I’ve been doing a series of posts on my interactions with Malaysian bureaucracy relating to my visa (how I first applied, how I got permission to work, and how I renewed those). However my first real encounter was when I had to register my marriage to a Malaysian after our wedding in Singapore. This was a non-Muslim wedding; other, possibly more stringent, rules apply to Muslim wedding registration.

At the time, my wife was a Singapore permanent resident on employment pass, which meant that the process for marrying in Singapore was a lot simpler than it would have been in either the UK or Malaysia. Doing so meant that we had to register with the Malaysian authorities within six months (the UK doesn’t require you to register overseas marriages any more).

Singapore marriage certificate

This can be done either at the Malaysian High Commission/ Embassy/Representative Office in your host country, or at an office of the Jabatan Pendaftaran Negara (JPN = National Registration Department). My understanding is two Malaysians who marry overseas can do this at their local JPN office as determined by their identity card (I/C), but as a foreigner I had to go to the head office in Putrajaya.

Please note that this ‘re-registration’ must take place within six months of the wedding date (potential fine of RM100 for first year, then extra RM50 for each year after that); however the clock is reset if the couple enter Malaysia. It’s not clear if you can reset repeatedly; we actually went to register on the house move between Singapore and KL!

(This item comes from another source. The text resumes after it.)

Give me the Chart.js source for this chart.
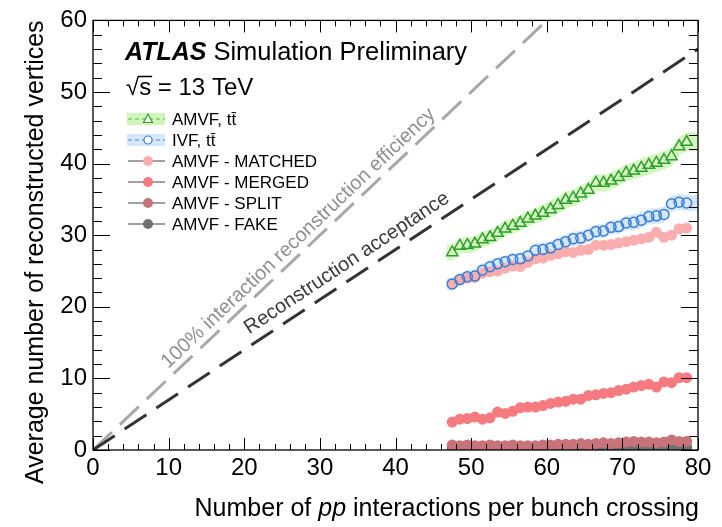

Both of you have to go in person. As expected, there is a long list of documents and copies that you need to take with you.

The main application form is JPNKC06. This has sections for personal details of husband and wife, the wedding information, and a declaration that the marriage is legal; there is another section to record any other current marriages for those whose religion/ethics allow them. This requires passport photos; the Putrajaya office has a photographer and copy shop on the ground floor.

This form must be stamped by a registered interpreter of the language the foreigner speaks (even though I could read enough Malay, and my wife could translate for me if needed; actually I think this is an excellent safeguard, if inconvenient for those who are from a less commonly translated country). It must also be stamped by a Commissioner of Oaths.

The form is available at https://www.jpn.gov.my/wp-content/uploads/JPNKC06.pdf – note we were told we needed an original, but actually ended up being given a photocopy.

I/C of Malaysian spouse, plus a photocopy. We didn’t need this to be a certified true copy (CTC) this time.

A very blurry wedding day photo to break up the text

Passport of Malaysian spouse plus photocopies of personal details page and stamps/visa for country where married if applicable. Also not CTC.

Passport of foreign spouse plus photocopies of personal details, latest arrival in Malaysia and stamps/visa covering time and place of marriage. In practice they asked for every non-blank page.

Any identity documents needed in the country of marriage. For us this was my wife’s employment pass.

Foreign marriage certificate and a copy. Our copy didn’t need to be CTC, but some certificates do need either the Malaysian High Commission/Embassy in the country it’s from, or the country’s HC/Embassy in Malaysia to CTC and recertification by the Foreign Ministry at Wisma Putra (in Putrajaya). These countries include India, Indonesia, Nigeria, Philippines, Sri Lanka, and Thailand, but the desk officer can ask for CTC from any country if they want. The Commissioner of Oaths we had stamp the form told us that Burmese/Myanma, Vietnamese and Chinese applicants are routinely asked for CTC, but I don’t know if that is the case.

Birth certificate of non-Malaysian and copy. We were actually asked for my wife’s as well, and they wanted it in the new format, so she had to go upstairs to get a new one. I think that cost RM10.

Decree nisi or death certificate of previous spouse if applicable.

Application fee of RM20.

We were also told we might need some wedding photos or other evidence that the wedding had happened, such as invitations, dinner invitations or invoices. We had our receipts from the wedding and informal evening meal, plus an invoice for deposit on our Chinese celebration, but in the end we didn’t need them.

It took us about an hour to complete the forms, get the photos, copies and stamps needed, and get things tidy for submission. After we handed in the forms, we went away for an hour to get some food. On our return we still had about a half hour wait until we were seen by the registrar. He went over everything quickly, gave us three official copies of the Malaysian marriage certificate to sign (one for the records and one each – also quite progressive), and that was it. We also bought some JPN-branded heavy duty document wallets at the same time at RM4 each – nice little sideline!

Malaysian marriage certificate

In total then it took a bit longer than three hours to sort everything out. Not too bad – if significantly longer than the combined total of all the work necessary in Singapore. This happened a bit longer ago, so I’m not sure if I will be able to answer questions, but I’m certainly willing to try.